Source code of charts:
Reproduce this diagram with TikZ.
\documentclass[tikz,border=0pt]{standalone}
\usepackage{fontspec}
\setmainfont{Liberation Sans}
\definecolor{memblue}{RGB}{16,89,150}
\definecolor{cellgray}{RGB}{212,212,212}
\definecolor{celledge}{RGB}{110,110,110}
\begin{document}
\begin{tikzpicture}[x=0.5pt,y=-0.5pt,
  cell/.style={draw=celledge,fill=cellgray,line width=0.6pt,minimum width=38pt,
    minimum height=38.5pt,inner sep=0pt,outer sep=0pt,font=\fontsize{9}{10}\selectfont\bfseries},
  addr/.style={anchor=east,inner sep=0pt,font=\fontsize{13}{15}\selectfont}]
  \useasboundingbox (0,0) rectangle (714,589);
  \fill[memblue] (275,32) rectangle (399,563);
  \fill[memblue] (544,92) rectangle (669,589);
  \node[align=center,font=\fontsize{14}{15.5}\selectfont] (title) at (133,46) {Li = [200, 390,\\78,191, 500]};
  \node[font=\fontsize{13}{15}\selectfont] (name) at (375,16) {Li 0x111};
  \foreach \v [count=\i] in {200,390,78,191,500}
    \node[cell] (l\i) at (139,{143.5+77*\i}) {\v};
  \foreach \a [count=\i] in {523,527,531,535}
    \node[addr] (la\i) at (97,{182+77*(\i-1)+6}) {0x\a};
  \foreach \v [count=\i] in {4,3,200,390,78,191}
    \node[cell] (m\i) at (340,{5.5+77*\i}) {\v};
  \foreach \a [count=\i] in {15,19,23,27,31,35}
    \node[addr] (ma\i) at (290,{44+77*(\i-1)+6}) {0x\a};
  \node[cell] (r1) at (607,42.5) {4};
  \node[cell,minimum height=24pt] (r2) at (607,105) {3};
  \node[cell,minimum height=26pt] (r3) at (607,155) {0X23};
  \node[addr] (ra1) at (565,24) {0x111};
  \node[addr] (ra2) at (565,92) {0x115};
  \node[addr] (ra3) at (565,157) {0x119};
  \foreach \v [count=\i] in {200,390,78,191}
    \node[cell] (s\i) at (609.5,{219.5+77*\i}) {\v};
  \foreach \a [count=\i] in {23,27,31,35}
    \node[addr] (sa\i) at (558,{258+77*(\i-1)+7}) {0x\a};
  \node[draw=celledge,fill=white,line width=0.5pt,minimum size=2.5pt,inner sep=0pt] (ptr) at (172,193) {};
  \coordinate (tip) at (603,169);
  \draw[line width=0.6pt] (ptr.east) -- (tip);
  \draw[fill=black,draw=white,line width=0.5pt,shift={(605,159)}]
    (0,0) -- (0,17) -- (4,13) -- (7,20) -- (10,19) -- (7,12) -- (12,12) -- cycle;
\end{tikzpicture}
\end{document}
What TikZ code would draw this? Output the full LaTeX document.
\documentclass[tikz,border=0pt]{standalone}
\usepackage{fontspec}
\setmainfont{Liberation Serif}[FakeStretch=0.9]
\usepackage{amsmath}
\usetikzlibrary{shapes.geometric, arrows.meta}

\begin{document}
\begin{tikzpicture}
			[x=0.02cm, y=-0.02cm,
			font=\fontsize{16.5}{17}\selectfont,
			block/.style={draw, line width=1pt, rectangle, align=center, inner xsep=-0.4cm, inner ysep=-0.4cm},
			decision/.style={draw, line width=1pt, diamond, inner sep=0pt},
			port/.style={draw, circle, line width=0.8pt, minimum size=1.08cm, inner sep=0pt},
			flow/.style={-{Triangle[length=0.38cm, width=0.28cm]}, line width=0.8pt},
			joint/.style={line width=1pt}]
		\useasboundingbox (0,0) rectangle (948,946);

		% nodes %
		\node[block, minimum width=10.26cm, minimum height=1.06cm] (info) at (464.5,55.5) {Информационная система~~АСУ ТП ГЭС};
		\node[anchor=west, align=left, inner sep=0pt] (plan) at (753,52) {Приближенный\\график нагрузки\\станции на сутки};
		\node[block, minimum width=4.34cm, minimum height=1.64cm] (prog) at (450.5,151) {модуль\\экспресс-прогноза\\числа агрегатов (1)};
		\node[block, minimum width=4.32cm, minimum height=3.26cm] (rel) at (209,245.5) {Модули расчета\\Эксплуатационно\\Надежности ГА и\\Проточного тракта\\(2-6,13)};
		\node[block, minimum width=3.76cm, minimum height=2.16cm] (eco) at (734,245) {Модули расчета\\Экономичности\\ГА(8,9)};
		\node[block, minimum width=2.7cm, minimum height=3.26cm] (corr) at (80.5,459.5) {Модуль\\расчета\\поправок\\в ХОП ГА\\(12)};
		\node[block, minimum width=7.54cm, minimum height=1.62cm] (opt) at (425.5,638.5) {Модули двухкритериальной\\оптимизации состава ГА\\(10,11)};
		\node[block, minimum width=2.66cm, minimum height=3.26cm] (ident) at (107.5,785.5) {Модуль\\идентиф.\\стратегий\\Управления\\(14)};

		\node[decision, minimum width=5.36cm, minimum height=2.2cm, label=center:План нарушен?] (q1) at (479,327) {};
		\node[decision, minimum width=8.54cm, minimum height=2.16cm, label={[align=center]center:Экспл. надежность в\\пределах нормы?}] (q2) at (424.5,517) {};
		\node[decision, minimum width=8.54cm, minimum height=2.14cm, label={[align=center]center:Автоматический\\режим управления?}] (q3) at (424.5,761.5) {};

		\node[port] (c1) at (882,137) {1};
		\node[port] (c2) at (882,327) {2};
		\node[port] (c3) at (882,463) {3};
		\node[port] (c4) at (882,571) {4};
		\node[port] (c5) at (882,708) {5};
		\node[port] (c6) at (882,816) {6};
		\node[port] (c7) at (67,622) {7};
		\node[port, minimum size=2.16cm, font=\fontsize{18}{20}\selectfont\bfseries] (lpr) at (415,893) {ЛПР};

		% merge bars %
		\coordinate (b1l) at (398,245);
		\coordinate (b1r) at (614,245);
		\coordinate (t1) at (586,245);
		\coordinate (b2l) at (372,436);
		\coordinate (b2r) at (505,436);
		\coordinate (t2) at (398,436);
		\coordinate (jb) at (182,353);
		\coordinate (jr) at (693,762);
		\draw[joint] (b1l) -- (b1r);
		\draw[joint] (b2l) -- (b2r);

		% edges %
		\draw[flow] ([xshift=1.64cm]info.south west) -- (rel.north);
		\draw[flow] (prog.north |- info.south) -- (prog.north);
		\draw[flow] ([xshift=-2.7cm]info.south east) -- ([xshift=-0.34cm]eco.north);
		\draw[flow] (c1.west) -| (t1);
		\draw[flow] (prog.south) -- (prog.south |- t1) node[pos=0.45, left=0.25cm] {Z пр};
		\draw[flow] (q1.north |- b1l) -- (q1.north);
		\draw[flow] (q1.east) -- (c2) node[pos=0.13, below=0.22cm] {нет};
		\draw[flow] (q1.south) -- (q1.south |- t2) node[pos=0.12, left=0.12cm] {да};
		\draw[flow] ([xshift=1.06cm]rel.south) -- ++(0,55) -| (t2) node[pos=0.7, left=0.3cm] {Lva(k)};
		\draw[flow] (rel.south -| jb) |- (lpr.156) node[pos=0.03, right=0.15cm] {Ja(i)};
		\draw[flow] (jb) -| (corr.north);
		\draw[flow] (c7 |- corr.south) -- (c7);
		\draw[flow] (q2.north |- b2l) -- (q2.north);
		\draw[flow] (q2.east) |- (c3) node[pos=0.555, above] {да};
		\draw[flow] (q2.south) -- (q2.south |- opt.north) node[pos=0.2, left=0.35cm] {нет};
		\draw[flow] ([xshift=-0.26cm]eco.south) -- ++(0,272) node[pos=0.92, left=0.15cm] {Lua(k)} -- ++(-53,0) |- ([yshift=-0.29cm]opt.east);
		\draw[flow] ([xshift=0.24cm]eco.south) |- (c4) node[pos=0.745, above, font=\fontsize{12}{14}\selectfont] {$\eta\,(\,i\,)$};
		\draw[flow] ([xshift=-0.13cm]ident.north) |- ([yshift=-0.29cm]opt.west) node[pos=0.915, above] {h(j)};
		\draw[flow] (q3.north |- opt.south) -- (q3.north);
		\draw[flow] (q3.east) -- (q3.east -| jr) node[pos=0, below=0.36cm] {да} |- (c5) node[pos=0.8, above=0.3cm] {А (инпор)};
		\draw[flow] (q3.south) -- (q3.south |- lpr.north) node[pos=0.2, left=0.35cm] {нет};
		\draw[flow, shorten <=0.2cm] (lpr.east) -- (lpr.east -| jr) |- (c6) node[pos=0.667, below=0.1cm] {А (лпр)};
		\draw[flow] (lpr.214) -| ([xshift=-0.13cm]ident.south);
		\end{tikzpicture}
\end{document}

# [TASK BRIEF]
Sift the material for lines with the string "this". Copy each one found.

# [TASK RESPONSE]
Reproduce this diagram with TikZ.
What TikZ code would draw this? Output the full LaTeX document.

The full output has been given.